> **WHAT NEEDS TO BE DONE**: Every line holding the string "React" should be gathered.

> **DATASET ENTRIES**:
|---|

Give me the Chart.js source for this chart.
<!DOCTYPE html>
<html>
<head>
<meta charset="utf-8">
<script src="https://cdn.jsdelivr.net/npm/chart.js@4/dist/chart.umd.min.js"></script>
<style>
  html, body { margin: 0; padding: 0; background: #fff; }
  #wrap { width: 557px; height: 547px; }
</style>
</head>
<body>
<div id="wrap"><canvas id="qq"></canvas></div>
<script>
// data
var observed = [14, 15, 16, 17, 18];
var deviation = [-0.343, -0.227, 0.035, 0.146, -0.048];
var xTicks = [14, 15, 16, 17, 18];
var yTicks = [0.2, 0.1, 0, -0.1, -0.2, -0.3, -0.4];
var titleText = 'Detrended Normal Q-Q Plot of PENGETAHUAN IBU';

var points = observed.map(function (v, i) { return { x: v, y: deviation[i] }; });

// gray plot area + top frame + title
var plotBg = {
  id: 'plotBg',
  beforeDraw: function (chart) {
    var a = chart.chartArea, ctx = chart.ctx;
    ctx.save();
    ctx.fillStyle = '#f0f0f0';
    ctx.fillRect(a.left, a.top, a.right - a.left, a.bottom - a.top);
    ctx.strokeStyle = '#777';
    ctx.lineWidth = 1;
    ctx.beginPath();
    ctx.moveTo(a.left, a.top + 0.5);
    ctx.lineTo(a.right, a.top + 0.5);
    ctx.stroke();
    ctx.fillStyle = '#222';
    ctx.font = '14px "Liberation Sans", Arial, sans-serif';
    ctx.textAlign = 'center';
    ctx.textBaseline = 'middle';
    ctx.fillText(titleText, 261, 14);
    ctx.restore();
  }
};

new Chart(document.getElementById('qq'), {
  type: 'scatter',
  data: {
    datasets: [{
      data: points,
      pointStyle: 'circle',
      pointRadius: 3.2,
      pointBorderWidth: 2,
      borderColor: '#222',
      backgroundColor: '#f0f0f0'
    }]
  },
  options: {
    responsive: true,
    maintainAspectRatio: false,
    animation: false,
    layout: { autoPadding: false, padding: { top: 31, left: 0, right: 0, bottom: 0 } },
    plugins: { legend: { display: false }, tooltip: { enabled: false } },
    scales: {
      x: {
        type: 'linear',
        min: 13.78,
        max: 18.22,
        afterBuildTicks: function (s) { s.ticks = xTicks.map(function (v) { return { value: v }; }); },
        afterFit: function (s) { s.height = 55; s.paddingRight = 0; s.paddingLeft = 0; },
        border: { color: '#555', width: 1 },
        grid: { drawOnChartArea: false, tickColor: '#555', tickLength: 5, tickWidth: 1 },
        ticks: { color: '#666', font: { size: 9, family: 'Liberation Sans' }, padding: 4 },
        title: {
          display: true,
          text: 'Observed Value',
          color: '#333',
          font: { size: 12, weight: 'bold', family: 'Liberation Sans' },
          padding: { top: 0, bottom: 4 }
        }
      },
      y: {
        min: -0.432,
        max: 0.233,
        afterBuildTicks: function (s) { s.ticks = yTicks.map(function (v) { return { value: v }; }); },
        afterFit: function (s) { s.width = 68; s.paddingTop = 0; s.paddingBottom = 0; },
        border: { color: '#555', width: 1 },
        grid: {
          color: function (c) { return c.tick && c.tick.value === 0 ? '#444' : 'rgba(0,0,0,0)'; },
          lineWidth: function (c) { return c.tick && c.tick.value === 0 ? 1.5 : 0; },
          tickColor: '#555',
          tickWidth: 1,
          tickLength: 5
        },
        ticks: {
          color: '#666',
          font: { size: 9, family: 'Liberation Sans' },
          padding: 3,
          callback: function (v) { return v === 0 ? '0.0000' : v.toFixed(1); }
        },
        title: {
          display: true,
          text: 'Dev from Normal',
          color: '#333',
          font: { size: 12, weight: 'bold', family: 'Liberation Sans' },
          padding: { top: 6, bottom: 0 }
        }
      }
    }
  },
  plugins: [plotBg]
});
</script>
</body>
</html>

|---|

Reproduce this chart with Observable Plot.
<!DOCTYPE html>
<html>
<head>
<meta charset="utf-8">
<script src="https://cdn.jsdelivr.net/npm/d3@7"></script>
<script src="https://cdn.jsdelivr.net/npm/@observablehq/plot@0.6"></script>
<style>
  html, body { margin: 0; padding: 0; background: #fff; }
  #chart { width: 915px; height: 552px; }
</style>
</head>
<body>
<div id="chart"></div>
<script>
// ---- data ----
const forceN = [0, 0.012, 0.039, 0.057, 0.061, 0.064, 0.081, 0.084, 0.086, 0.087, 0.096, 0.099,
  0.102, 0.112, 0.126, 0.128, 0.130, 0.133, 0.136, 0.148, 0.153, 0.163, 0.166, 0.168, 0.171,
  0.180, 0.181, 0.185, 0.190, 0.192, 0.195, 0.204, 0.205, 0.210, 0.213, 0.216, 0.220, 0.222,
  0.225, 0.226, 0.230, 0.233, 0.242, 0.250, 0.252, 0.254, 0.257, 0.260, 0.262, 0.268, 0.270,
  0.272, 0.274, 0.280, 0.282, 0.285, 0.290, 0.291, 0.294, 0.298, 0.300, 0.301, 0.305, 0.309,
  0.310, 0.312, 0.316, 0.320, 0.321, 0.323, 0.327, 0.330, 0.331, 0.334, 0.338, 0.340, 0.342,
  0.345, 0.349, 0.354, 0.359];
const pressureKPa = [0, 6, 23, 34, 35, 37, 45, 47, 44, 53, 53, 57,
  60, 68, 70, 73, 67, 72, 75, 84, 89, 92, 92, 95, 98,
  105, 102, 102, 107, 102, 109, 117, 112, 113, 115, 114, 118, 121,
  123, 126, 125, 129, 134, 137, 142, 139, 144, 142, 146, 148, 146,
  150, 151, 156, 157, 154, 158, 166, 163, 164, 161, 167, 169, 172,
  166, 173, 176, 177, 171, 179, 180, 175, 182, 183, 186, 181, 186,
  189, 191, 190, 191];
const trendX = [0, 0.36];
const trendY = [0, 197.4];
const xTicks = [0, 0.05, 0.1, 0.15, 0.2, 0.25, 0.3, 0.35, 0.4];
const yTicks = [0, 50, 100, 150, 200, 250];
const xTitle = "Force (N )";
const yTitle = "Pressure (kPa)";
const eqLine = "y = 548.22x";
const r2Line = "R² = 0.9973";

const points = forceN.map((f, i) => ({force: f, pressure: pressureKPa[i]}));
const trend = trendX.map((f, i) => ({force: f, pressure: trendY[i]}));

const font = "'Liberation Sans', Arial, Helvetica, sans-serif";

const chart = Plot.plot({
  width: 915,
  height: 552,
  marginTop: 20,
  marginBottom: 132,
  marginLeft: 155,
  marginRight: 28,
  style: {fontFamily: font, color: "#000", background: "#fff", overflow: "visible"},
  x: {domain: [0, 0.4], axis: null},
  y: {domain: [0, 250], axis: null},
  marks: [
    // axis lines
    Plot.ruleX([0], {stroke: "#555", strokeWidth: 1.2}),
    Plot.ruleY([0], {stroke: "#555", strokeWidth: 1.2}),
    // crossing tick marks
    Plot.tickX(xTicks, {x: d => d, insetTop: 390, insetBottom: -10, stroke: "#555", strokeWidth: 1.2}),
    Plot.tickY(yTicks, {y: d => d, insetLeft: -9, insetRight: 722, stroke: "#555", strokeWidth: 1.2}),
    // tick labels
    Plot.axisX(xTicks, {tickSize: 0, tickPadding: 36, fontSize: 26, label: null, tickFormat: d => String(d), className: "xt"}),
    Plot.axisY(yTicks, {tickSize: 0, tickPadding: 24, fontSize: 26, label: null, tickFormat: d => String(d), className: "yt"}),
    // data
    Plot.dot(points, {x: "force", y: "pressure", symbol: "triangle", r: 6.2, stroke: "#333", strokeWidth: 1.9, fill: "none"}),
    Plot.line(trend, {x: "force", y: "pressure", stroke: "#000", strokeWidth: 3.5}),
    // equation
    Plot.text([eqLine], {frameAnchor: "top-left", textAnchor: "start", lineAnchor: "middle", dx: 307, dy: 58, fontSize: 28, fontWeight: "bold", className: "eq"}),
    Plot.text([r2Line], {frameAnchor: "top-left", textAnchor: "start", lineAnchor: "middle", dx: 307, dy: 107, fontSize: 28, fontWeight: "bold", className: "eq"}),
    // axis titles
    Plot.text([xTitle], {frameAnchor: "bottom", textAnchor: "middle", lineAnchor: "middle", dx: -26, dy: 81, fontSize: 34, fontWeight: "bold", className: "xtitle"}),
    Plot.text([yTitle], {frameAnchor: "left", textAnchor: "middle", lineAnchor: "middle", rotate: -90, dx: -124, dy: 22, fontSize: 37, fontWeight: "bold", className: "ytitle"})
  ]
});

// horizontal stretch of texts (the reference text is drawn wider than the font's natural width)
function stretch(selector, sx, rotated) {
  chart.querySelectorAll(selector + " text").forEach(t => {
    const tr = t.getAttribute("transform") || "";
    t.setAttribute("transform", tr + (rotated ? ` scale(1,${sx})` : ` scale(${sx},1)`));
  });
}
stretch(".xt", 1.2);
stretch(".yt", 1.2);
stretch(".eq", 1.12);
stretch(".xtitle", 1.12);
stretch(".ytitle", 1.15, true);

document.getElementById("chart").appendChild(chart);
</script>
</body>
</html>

|---|

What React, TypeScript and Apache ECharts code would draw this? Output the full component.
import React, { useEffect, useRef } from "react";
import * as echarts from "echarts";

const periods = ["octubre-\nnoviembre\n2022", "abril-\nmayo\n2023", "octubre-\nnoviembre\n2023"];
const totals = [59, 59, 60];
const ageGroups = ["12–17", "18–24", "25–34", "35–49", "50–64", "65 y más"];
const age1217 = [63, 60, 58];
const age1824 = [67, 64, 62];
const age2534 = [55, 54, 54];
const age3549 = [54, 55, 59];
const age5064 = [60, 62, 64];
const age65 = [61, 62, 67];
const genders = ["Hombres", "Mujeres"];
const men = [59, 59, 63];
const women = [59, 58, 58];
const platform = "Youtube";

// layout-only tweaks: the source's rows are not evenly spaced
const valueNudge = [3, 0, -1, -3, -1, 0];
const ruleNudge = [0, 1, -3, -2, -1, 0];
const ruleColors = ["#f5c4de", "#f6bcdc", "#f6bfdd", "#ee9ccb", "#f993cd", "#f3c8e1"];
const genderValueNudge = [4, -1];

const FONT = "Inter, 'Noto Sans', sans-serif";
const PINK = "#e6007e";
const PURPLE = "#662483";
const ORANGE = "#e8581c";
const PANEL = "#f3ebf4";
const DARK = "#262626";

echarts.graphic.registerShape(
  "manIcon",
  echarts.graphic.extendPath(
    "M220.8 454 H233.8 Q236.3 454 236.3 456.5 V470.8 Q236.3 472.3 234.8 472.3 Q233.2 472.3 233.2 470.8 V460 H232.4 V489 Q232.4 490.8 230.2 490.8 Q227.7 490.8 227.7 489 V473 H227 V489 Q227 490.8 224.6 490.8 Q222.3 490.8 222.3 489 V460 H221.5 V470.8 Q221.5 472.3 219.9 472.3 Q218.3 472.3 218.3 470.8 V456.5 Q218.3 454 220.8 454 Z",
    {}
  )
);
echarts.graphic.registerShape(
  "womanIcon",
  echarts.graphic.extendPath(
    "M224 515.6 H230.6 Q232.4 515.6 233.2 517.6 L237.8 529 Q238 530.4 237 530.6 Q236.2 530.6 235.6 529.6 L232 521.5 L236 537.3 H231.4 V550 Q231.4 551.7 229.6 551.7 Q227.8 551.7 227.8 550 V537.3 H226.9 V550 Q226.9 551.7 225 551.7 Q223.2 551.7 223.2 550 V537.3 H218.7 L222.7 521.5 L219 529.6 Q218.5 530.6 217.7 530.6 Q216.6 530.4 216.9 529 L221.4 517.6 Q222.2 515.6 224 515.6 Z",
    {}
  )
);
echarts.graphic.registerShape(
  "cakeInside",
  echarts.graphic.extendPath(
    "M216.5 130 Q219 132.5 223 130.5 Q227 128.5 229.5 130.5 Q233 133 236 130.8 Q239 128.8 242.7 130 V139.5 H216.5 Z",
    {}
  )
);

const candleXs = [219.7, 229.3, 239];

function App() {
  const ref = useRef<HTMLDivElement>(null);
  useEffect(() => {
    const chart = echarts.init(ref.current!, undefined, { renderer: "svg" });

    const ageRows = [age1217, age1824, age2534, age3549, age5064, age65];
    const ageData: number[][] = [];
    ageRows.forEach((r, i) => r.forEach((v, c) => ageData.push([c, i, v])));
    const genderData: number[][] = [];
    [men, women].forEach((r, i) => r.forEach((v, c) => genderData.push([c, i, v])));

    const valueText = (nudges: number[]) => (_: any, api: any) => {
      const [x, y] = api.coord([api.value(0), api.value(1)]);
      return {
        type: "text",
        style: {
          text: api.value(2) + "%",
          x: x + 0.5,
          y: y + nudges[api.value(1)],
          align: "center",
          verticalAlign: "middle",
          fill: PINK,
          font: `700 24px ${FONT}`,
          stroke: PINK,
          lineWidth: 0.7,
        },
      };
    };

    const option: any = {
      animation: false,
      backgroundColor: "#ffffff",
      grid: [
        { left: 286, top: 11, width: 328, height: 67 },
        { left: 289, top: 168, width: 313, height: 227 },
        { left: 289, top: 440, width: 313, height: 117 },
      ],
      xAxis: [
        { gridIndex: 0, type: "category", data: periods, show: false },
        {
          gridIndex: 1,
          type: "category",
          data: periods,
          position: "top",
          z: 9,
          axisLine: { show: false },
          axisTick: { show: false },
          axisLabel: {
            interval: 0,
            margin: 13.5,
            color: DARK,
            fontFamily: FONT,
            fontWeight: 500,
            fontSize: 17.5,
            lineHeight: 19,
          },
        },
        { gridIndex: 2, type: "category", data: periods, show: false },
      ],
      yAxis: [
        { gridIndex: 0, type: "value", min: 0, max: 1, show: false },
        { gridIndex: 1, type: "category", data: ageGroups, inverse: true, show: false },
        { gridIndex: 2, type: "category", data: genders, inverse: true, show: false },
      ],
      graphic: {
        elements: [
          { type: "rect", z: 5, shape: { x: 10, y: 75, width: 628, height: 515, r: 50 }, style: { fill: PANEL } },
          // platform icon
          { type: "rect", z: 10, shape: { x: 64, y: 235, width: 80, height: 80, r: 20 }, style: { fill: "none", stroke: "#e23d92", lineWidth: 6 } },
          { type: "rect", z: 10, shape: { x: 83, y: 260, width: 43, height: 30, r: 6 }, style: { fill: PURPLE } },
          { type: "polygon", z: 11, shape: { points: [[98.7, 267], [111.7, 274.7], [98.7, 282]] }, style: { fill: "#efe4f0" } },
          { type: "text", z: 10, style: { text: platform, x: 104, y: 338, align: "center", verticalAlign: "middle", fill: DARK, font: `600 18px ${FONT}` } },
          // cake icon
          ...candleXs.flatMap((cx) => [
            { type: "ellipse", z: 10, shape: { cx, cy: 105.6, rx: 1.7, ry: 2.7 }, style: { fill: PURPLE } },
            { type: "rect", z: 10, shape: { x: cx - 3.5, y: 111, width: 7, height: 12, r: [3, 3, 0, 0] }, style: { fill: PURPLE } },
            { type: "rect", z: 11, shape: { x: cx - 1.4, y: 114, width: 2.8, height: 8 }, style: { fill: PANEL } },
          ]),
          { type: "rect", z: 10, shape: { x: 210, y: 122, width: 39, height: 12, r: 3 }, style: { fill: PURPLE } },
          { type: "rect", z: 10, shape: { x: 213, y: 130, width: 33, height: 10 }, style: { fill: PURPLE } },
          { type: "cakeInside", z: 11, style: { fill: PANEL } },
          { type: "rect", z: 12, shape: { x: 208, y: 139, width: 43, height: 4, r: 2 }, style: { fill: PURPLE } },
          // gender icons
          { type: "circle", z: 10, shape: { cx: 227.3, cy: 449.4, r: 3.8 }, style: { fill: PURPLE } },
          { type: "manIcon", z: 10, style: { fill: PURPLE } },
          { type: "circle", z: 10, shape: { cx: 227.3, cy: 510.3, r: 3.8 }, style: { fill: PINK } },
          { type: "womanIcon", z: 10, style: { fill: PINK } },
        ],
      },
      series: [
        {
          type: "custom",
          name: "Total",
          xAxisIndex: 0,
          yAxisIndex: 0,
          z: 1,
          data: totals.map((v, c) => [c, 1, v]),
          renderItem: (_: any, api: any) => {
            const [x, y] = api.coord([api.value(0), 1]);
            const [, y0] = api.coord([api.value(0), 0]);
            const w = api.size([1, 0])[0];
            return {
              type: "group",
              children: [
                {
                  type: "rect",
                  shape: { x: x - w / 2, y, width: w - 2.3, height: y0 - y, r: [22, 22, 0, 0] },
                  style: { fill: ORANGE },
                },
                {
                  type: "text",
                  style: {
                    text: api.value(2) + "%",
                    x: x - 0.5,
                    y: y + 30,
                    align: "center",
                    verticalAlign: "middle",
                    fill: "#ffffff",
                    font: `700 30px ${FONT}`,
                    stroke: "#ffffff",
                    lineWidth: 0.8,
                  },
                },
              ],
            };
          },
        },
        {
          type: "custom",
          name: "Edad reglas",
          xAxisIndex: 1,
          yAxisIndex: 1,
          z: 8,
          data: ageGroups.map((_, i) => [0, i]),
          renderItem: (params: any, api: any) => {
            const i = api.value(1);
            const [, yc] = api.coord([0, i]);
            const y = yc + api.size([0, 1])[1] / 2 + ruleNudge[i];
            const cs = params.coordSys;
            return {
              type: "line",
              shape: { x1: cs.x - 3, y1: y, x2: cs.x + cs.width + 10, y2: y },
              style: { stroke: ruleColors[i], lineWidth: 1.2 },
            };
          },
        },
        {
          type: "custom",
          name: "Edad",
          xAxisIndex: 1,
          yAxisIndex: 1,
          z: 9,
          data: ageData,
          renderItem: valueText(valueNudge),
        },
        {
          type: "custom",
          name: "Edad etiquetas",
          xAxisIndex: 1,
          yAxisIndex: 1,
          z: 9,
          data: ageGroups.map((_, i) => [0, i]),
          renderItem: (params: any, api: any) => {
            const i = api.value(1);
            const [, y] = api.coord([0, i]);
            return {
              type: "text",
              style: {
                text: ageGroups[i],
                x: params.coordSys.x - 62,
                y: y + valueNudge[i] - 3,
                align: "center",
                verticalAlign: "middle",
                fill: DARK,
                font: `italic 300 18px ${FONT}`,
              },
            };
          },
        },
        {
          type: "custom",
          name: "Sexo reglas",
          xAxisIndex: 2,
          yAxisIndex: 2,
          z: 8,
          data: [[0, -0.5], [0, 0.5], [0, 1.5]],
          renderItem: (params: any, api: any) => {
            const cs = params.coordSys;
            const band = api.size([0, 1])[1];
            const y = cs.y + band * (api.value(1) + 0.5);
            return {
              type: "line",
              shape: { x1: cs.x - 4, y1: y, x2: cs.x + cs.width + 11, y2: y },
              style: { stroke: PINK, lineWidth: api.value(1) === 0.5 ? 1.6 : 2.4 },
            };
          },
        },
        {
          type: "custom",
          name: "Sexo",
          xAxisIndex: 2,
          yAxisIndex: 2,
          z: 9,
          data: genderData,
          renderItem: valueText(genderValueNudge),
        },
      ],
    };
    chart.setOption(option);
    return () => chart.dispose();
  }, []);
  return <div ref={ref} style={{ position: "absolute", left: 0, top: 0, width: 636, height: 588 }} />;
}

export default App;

|---|

> **ANSWER**:
What React, TypeScript and Apache ECharts code would draw this? Output the full component.
import React, { useEffect, useRef } from "react";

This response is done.